Anyway, so when I finally shook myself out of it, there were people that were getting attacked by face-huggers that were bullet-timed a la the Matrix (and every other action movie since). I mentally added The Matrix to the DVDs on Paul's floor, covered with urine. These same people give birth to aliens a mere five minutes later. Suddenly the gestation period for aliens shortened by like three days. I think that might have made me angrier than anything. I just wanted to drive to Paul Anderson's house in the middle of the night, grab him and say, "There are rules to think about here, Paul. Not a lot of them, but you do need to respect the movies that came before. I understand that it makes your job a little tougher because you want to tell a story about an alien, and you need to have it bust out of somebody's chest pretty early in the story... but you're getting paid a lot of money to figure out a clever way of making it work."
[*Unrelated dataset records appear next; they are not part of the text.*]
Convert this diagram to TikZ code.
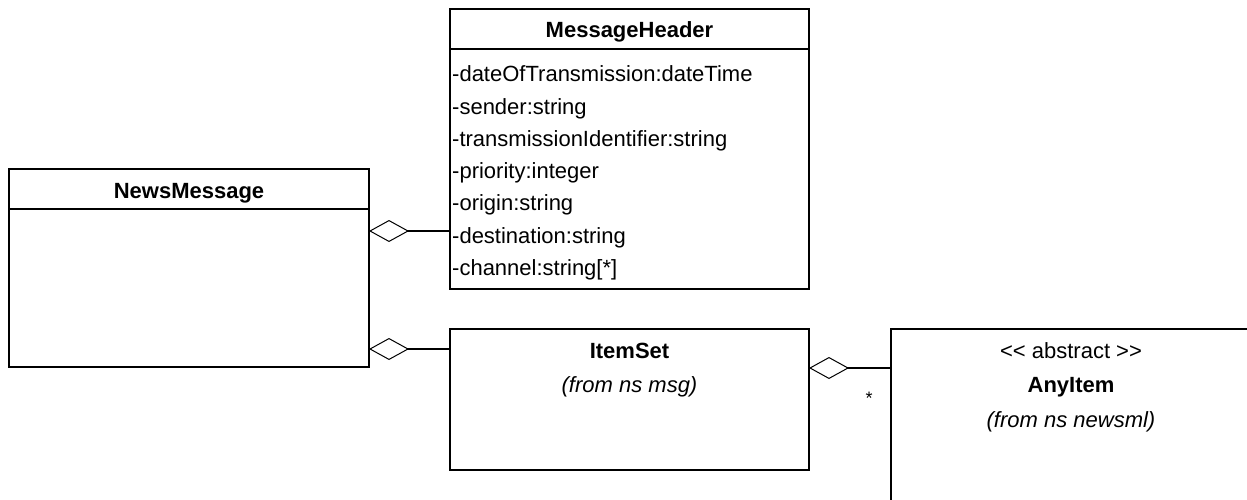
\documentclass[tikz,border=0pt]{standalone}
\usepackage{fontspec}
\setmainfont{Liberation Sans}
\usetikzlibrary{arrows.meta,calc}

\begin{document}
\begin{tikzpicture}[x=1pt,y=-1pt,
  cls/.style={draw, line width=1.5pt, inner sep=0pt, outer sep=0pt, anchor=north west},
  attr/.style={anchor=base west, inner sep=0pt, font=\fontsize{22}{26}\selectfont},
  ctitle/.style={anchor=base, inner sep=0pt, font=\fontsize{22}{26}\selectfont\bfseries},
  stereo/.style={anchor=base, inner sep=0pt, font=\fontsize{22}{26}\selectfont},
  origin/.style={anchor=base, inner sep=0pt, font=\fontsize{22}{26}\selectfont\itshape},
  divider/.style={line width=1.5pt},
  agg/.style={line width=1.5pt, -{Diamond[open, length=40pt, width=22pt, line width=1pt]}}
]
\fill[white] (0,0) rectangle (1247,500);
\useasboundingbox (0,0) rectangle (1247,500);
\clip (0,0) rectangle (1247,500);

% class boxes
\node[cls, minimum width=360pt, minimum height=198pt] (nm) at (9,169) {};
\node[cls, minimum width=359pt, minimum height=280pt] (mh) at (450,9) {};
\node[cls, minimum width=359pt, minimum height=141pt] (is) at (450,329) {};
\node[cls, minimum width=360pt, minimum height=200pt] (ai) at (891,329) {};

% compartment dividers
\draw[divider] ($(nm.north west)+(0,40)$) -- ($(nm.north east)+(0,40)$);
\draw[divider] ($(mh.north west)+(0,40)$) -- ($(mh.north east)+(0,40)$);

% names
\node[ctitle] (nmt) at ($(nm.north)+(0,29)$) {NewsMessage};
\node[ctitle] (mht) at ($(mh.north)+(0,29)$) {MessageHeader};
\node[ctitle] (ist) at ($(is.north)+(0,29)$) {ItemSet};
\node[origin] (iso) at ($(is.north)+(0,63)$) {(from ns msg)};
\node[stereo] (ais) at ($(ai.north)+(0,29)$) {{<}{<} abstract {>}{>}};
\node[ctitle] (ait) at ($(ai.north)+(0,63)$) {AnyItem};
\node[origin] (aio) at ($(ai.north)+(0,98)$) {(from ns newsml)};

% MessageHeader attributes
\node[attr] (a1) at ($(mh.north west)+(2,73)$) {-dateOfTransmission:dateTime};
\node[attr] (a2) at ($(mh.north west)+(2,105.2)$) {-sender:string};
\node[attr] (a3) at ($(mh.north west)+(2,137.4)$) {-transmissionIdentifier:string};
\node[attr] (a4) at ($(mh.north west)+(2,169.6)$) {-priority:integer};
\node[attr] (a5) at ($(mh.north west)+(2,201.8)$) {-origin:string};
\node[attr] (a6) at ($(mh.north west)+(2,234)$) {-destination:string};
\node[attr] (a7) at ($(mh.north west)+(2,266.2)$) {-channel:string[*]};

% aggregation connectors
\coordinate (j1) at (0,231);
\coordinate (j2) at (0,349);
\coordinate (j3) at (0,368);
\draw[agg] (mh.west |- j1) -- (nm.east |- j1);
\draw[agg] (is.west |- j2) -- (nm.east |- j2);
\draw[agg] (ai.west |- j3) -- (is.east |- j3);

% multiplicity
\node[anchor=base, inner sep=0pt, font=\fontsize{18}{18}\selectfont] (mult)
  at ($(ai.west |- j3)+(-22,36)$) {*};
\end{tikzpicture}
\end{document}
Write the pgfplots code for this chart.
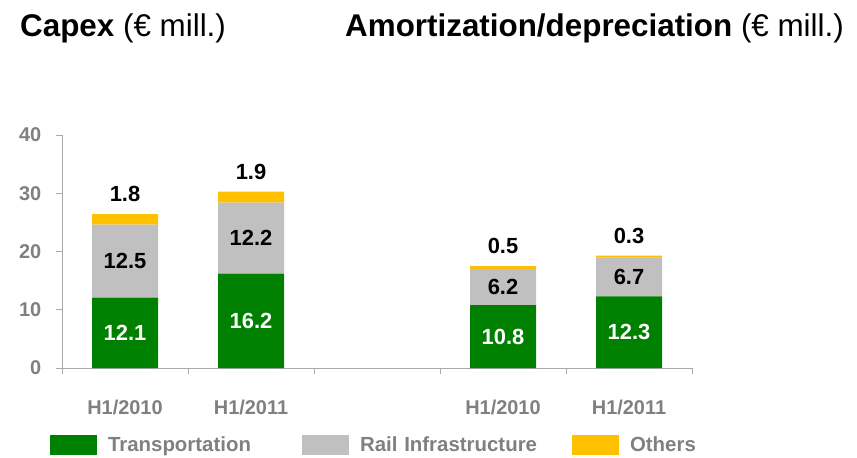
\documentclass[border=0pt]{standalone}
\usepackage{fontspec}
\setmainfont{Liberation Sans}
\usepackage{pgfplots}
\usepackage{pgfplotstable}
\pgfplotsset{compat=1.18}
\definecolor{cgreen}{RGB}{0,128,0}
\definecolor{cgray}{RGB}{192,192,192}
\definecolor{cyellow}{RGB}{255,192,0}
\definecolor{ctick}{RGB}{128,128,128}
\definecolor{caxis}{RGB}{170,170,170}
\pgfplotstableread{
x trans rail other
0 12.1 12.5 1.8
1 16.2 12.2 1.9
3 10.8 6.2 0.5
4 12.3 6.7 0.3
}\data
\pgfplotsset{mylegend/.style={legend image code/.code={\fill[##1] (0bp,-10bp) rectangle (47bp,10bp);}}}
\begin{document}
\begin{tikzpicture}
\path[use as bounding box] (-62bp,-90bp) rectangle (795bp,368bp);
\begin{axis}[
  at={(0,0)}, anchor=south west,
  x=126bp, y=5.825bp,
  xmin=-0.5, xmax=4.5, ymin=0, ymax=40,
  ybar stacked, bar width=66bp,
  axis x line*=bottom, axis y line*=left,
  axis line style={caxis, line width=0.8bp},
  tick style={caxis, line width=0.8bp},
  tick align=outside,
  major tick length=5.5bp,
  xtick={-0.5,0.5,1.5,2.5,3.5,4.5},
  x tick label as interval=true,
  xticklabels={H1/2010,H1/2011,,H1/2010,H1/2011},
  ytick={0,10,20,30,40},
  /pgf/number format/assume math mode=true,
  ticklabel style={font=\fontsize{20}{24}\selectfont\bfseries, text=ctick},
  xticklabel style={anchor=base, yshift=-41bp, inner sep=0pt},
  yticklabel style={anchor=east, inner sep=0pt, xshift=-15bp},
  visualization depends on={rawy \as \rawy},
  point meta=explicit symbolic,
  clip=false,
  legend columns=3,
  legend style={at={(axis description cs:-0.019,-0.3305)}, anchor=west,
    draw=none, fill=none, inner sep=0pt, outer sep=0pt,
    font=\fontsize{20.5}{24}\selectfont\bfseries, text=ctick,
    nodes={inner sep=0pt},
    /tikz/every odd column/.append style={column sep=11bp}},
]
\addplot[fill=cgreen, draw=none, mylegend, nodes near coords,
  every node near coord/.append style={anchor=center, text=white, font=\fontsize{22}{24}\selectfont\bfseries}]
  table[x=x, y=trans, meta=trans] {\data};
\addlegendentry[text width=194bp]{Transportation}
\addplot[fill=cgray, draw=none, mylegend, nodes near coords,
  every node near coord/.append style={anchor=center, text=black, font=\fontsize{22}{24}\selectfont\bfseries}]
  table[x=x, y=rail, meta=rail] {\data};
\addlegendentry[text width=212bp]{Rail Infrastructure}
\addplot[fill=cyellow, draw=none, mylegend, nodes near coords,
  every node near coord/.append style={anchor=south, inner sep=0pt, yshift=\rawy*2.9125bp+12bp, text=black, font=\fontsize{22}{24}\selectfont\bfseries}]
  table[x=x, y=other, meta=other] {\data};
\addlegendentry{Others}
\end{axis}
\node[anchor=base west, inner sep=0pt] at (-42bp,331bp) {\fontsize{31.5}{36}\selectfont\textbf{Capex} (€ mill.)};
\node[anchor=base west, inner sep=0pt] at (283bp,331bp) {\fontsize{31.5}{36}\selectfont\textbf{Amortization/depreciation} (€ mill.)};
\end{tikzpicture}
\end{document}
But even so, I kept watching. I had come this far, I needed to see the title bout. I watched clunky Predators with ridiculous dreadlocks fight with equally clumsy Aliens. All I could think was, "Gee, I bet it's hot inside those suits." You could practically smell the latex. Still, there are some fun moments, so I keep watching.
And then the protagonist becomes best friends with a Predator and they go off to hunt Aliens together like Butch and Sundance. All of this comes at great expense as you are forced to watch our heroine playing a goofy game of charades with the Predator. When Predators start acting, you know you're in trouble.The end fight scene with the Alien Queen Mum is pretty good. I actually started to enjoy myself again in the last ten minutes of the movie. And then I remembered that I felt the same way about Resident Evil. That last shot with Milla in the city was great. It made me rethink my P.W.S. Anderson theory. Maybe he makes movies that begin and end really well, and then fills them with processed meat. If I ever choose to see another one of his movies, I'm going to walk out after twenty minutes, go get something to eat, and then come back for the last ten and see how I feel about it.